Rien de cela ici, même si l’on ne peut pas s’empêcher de se dire par instants qu’il manque toute de même une vraie, grande chanson histoire de clore les débats et de confirmer une fois pour toute ce que l’on n’arrête pas de hurler en vain depuis des années : au sein des éphémères Last Shadow Puppets, le véritable génie, le seul dépositaire du son de cet album qui a traumatisé toute une génération de gamins dont on imagine qu’ils sont désormais de jeunes adultes, était bien le discret et terriblement talentueux Miles, dont le seul péché aura été d’avoir été (au moment des faits) un illustre inconnu partageant l’affiche avec la déjà-star Alex Turner. Las, ce n’est pas la direction qu’il semble avoir voulu prendre et Don’t Forget Who You Are contient plus de (très) bons moments qu’il ne renferme de morceaux majuscules. Que cela n’empêche personne de le savourer, car s’il faudra repasser pour le fameux « renouveau du rock anglais », ce – seulement – cinquième album tous projets confondus a pour lui de défendre une certaine idée de la pop de là-bas.
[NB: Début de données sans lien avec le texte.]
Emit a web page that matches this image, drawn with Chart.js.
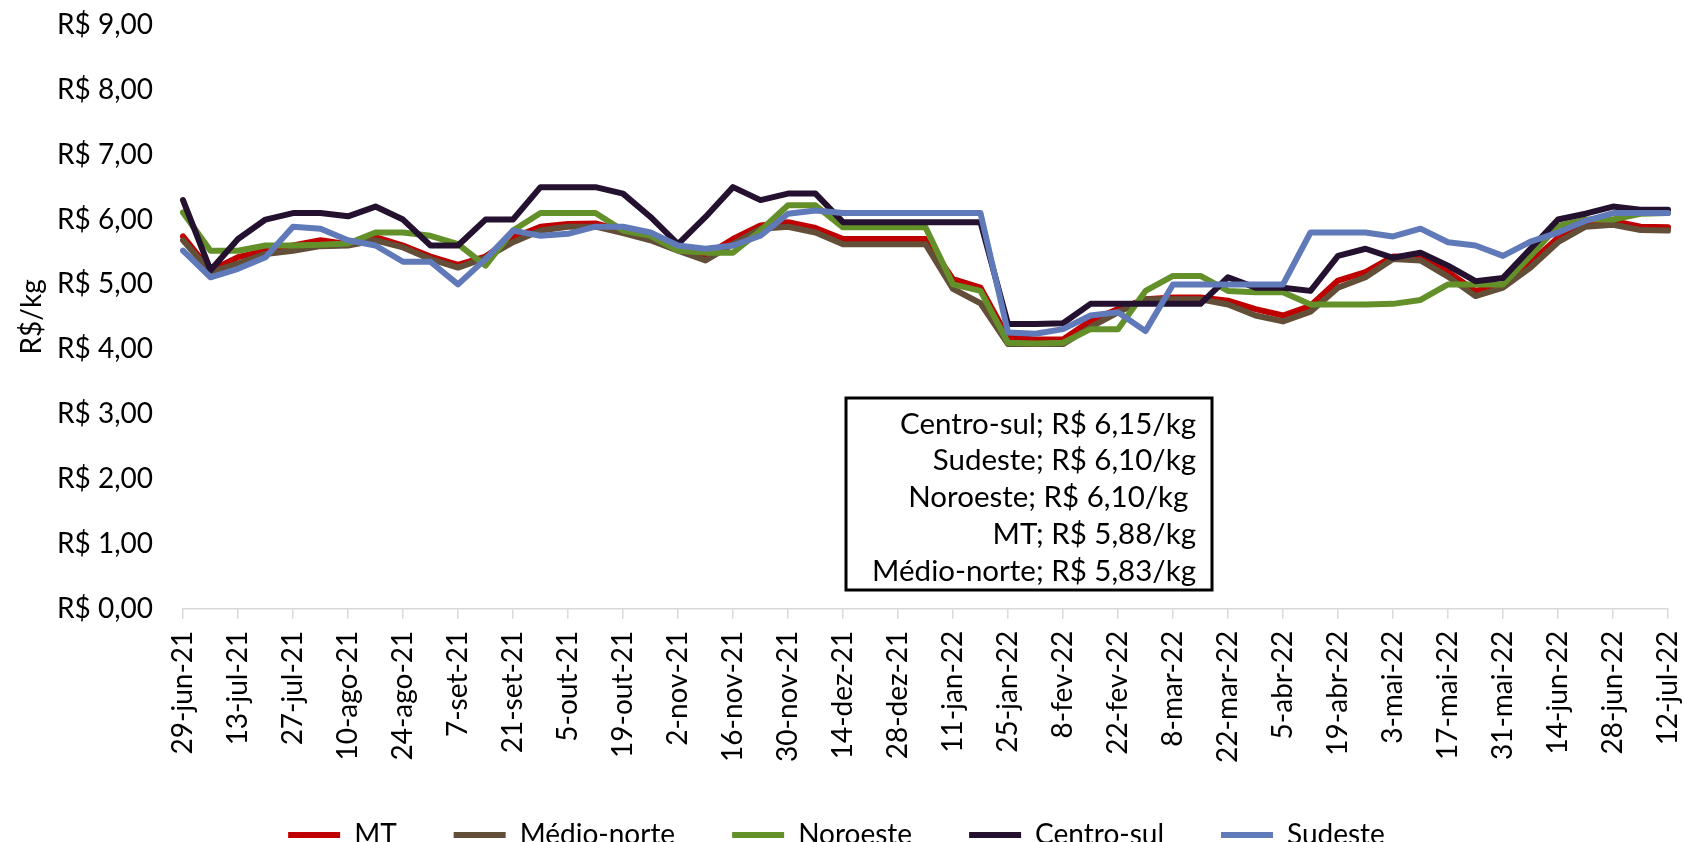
<!DOCTYPE html>
<html>
<head>
<meta charset="utf-8">
<script src="https://cdn.jsdelivr.net/npm/chart.js@4"></script>
<style>
    body { margin: 0; background: #fff; overflow: hidden; }
    #wrap { width: 1684px; height: 870px; }
</style>
</head>
<body>
<div id="wrap"><canvas id="chart" width="1684" height="870"></canvas></div>
<script>
// weekly dates (only every other one is shown on the axis)
const weeks = [
    "29-jun-21", "6-jul-21", "13-jul-21", "20-jul-21", "27-jul-21", "3-ago-21", "10-ago-21",
    "17-ago-21", "24-ago-21", "31-ago-21", "7-set-21", "14-set-21", "21-set-21", "28-set-21",
    "5-out-21", "12-out-21", "19-out-21", "26-out-21", "2-nov-21", "9-nov-21", "16-nov-21",
    "23-nov-21", "30-nov-21", "7-dez-21", "14-dez-21", "21-dez-21", "28-dez-21", "4-jan-22",
    "11-jan-22", "18-jan-22", "25-jan-22", "1-fev-22", "8-fev-22", "15-fev-22", "22-fev-22",
    "1-mar-22", "8-mar-22", "15-mar-22", "22-mar-22", "29-mar-22", "5-abr-22", "12-abr-22",
    "19-abr-22", "26-abr-22", "3-mai-22", "10-mai-22", "17-mai-22", "24-mai-22", "31-mai-22",
    "7-jun-22", "14-jun-22", "21-jun-22", "28-jun-22", "5-jul-22", "12-jul-22"
];

const mt = [
    5.74, 5.21, 5.42, 5.52, 5.60, 5.68, 5.62, 5.73, 5.60, 5.43, 5.30, 5.43, 5.72, 5.89,
    5.93, 5.94, 5.83, 5.72, 5.57, 5.44, 5.70, 5.91, 5.96, 5.87, 5.70, 5.70, 5.70, 5.70,
    5.08, 4.95, 4.18, 4.15, 4.15, 4.44, 4.62, 4.77, 4.80, 4.80, 4.75, 4.62, 4.52, 4.67,
    5.06, 5.19, 5.43, 5.42, 5.19, 4.90, 5.00, 5.34, 5.72, 5.93, 5.98, 5.89, 5.88
];
const medioNorte = [
    5.68, 5.19, 5.32, 5.47, 5.52, 5.59, 5.60, 5.68, 5.57, 5.39, 5.26, 5.41, 5.65, 5.83,
    5.89, 5.89, 5.79, 5.68, 5.52, 5.37, 5.62, 5.86, 5.89, 5.80, 5.62, 5.62, 5.62, 5.62,
    4.93, 4.71, 4.08, 4.08, 4.08, 4.34, 4.57, 4.77, 4.77, 4.77, 4.69, 4.52, 4.43, 4.58,
    4.95, 5.11, 5.39, 5.37, 5.12, 4.82, 4.95, 5.26, 5.65, 5.89, 5.92, 5.84, 5.83
];
const noroeste = [
    6.11, 5.52, 5.52, 5.60, 5.60, 5.61, 5.63, 5.80, 5.80, 5.75, 5.62, 5.29, 5.83, 6.10,
    6.10, 6.10, 5.83, 5.75, 5.52, 5.49, 5.49, 5.83, 6.22, 6.22, 5.88, 5.88, 5.88, 5.88,
    5.00, 4.90, 4.10, 4.09, 4.10, 4.31, 4.31, 4.90, 5.13, 5.13, 4.90, 4.88, 4.88, 4.69,
    4.69, 4.69, 4.70, 4.76, 5.00, 5.00, 5.00, 5.44, 5.90, 6.00, 6.00, 6.09, 6.10
];
const centroSul = [
    6.30, 5.22, 5.70, 6.00, 6.10, 6.10, 6.05, 6.20, 6.00, 5.60, 5.60, 6.00, 6.00, 6.50,
    6.50, 6.50, 6.40, 6.04, 5.62, 6.04, 6.50, 6.30, 6.40, 6.40, 5.96, 5.96, 5.96, 5.96,
    5.96, 5.96, 4.39, 4.39, 4.40, 4.70, 4.70, 4.70, 4.70, 4.70, 5.11, 4.95, 4.95, 4.90,
    5.44, 5.55, 5.41, 5.49, 5.29, 5.05, 5.10, 5.55, 6.00, 6.09, 6.20, 6.15, 6.15
];
const sudeste = [
    5.52, 5.11, 5.24, 5.42, 5.89, 5.86, 5.68, 5.60, 5.35, 5.35, 5.00, 5.39, 5.83, 5.75,
    5.78, 5.89, 5.89, 5.80, 5.60, 5.55, 5.60, 5.75, 6.09, 6.14, 6.10, 6.10, 6.10, 6.10,
    6.10, 6.10, 4.26, 4.24, 4.31, 4.52, 4.57, 4.28, 5.00, 5.00, 5.00, 5.00, 5.00, 5.80,
    5.80, 5.80, 5.74, 5.86, 5.65, 5.60, 5.44, 5.66, 5.80, 5.98, 6.10, 6.10, 6.10
];

const seriesNames = ["MT", "Médio-norte", "Noroeste", "Centro-sul", "Sudeste"];
const seriesColors = ["#c00000", "#634e38", "#64902a", "#23112f", "#6079b9"];

const lastPrices = [
    "Centro-sul; R$ 6,15/kg",
    "Sudeste; R$ 6,10/kg",
    "Noroeste; R$ 6,10/kg ",
    "MT; R$ 5,88/kg",
    "Médio-norte; R$ 5,83/kg"
];

const FONT = "Lato";

function brl(v) {
    return "R$ " + v.toFixed(2).replace(".", ",");
}

// text box with the latest prices
const priceBox = {
    id: "priceBox",
    afterDraw(chart) {
        const ctx = chart.ctx;
        ctx.save();
        ctx.fillStyle = "#fff";
        ctx.fillRect(846, 398, 366, 192);
        ctx.lineWidth = 3;
        ctx.strokeStyle = "#000";
        ctx.strokeRect(846, 398, 366, 192);
        ctx.fillStyle = "#000";
        ctx.font = "29.5px " + FONT;
        ctx.textAlign = "right";
        ctx.textBaseline = "middle";
        lastPrices.forEach((t, i) => {
            ctx.fillText(t, 1196, 424 + i * 36.8);
        });
        ctx.restore();
    }
};

// wide legend spacing makes the legend tall, pull it back up a little
const legendLift = {
    id: "legendLift",
    afterLayout(chart) {
        if (chart.legend) {
            chart.legend.top -= 11;
            chart.legend.bottom -= 11;
        }
    }
};

const allSeries = [mt, medioNorte, noroeste, centroSul, sudeste];

const ctx = document.getElementById("chart").getContext("2d");
new Chart(ctx, {
    type: "line",
    data: {
        labels: weeks,
        datasets: allSeries.map((vals, i) => ({
            label: seriesNames[i],
            data: vals,
            borderColor: seriesColors[i],
            backgroundColor: seriesColors[i],
            borderWidth: 6,
            borderCapStyle: "round",
            borderJoinStyle: "round",
            pointRadius: 0,
            tension: 0,
            order: allSeries.length - i
        }))
    },
    options: {
        responsive: false,
        animation: false,
        layout: {
            padding: { top: 25, left: 5, right: 16, bottom: 0 }
        },
        plugins: {
            tooltip: { enabled: false },
            legend: {
                position: "bottom",
                labels: {
                    font: { family: FONT, size: 28 },
                    color: "#000",
                    usePointStyle: true,
                    pointStyle: "line",
                    pointStyleWidth: 52,
                    padding: 57,
                    sort: (a, b) => a.datasetIndex - b.datasetIndex
                }
            }
        },
        scales: {
            x: {
                afterFit: (scale) => {
                    scale.paddingLeft = 0;
                    scale.paddingRight = 0;
                },
                grid: {
                    display: true,
                    drawOnChartArea: false,
                    drawTicks: true,
                    tickLength: 10,
                    color: "#d9d9d9",
                    lineWidth: 1.5
                },
                border: { display: true, color: "#d9d9d9", width: 1.5 },
                ticks: {
                    autoSkip: false,
                    minRotation: 90,
                    maxRotation: 90,
                    padding: 12,
                    color: "#000",
                    font: { family: FONT, size: 28 },
                    callback: function (value, index) {
                        return index % 2 === 0 ? this.getLabelForValue(value) : null;
                    }
                }
            },
            y: {
                min: 0,
                max: 9,
                afterFit: (scale) => {
                    scale.width = 178;
                    scale.paddingTop = 0;
                    scale.paddingBottom = 0;
                },
                grid: { display: false, drawTicks: false },
                border: { display: false },
                ticks: {
                    stepSize: 1,
                    padding: 30,
                    color: "#000",
                    font: { family: FONT, size: 28 },
                    callback: (v) => brl(v)
                },
                title: {
                    display: true,
                    text: "R$/kg",
                    color: "#000",
                    font: { family: FONT, size: 28 },
                    padding: { top: 10, bottom: 8 }
                }
            }
        }
    },
    plugins: [priceBox, legendLift]
});
</script>
</body>
</html>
Soignée, carrée aux entournures, parfois démesurément produite mais putain de jouissive lorsque l’on prend la peine de marcher dans la combine. Une anecdote valant mieux qu’un long discours, précisons que quasi simultanément sont arrivés dans la boite le premier album solo de James « The Coral » Skelly et la nouvelle exaction des sympathiques Oasis Beady Eye, soit donc les deux artistes-groupes auxquels Miles Kane doit tout. Devinez lequel de ces trois disques tourne encore, et lesquels ont déjà été proprement rangés dans les étagères ?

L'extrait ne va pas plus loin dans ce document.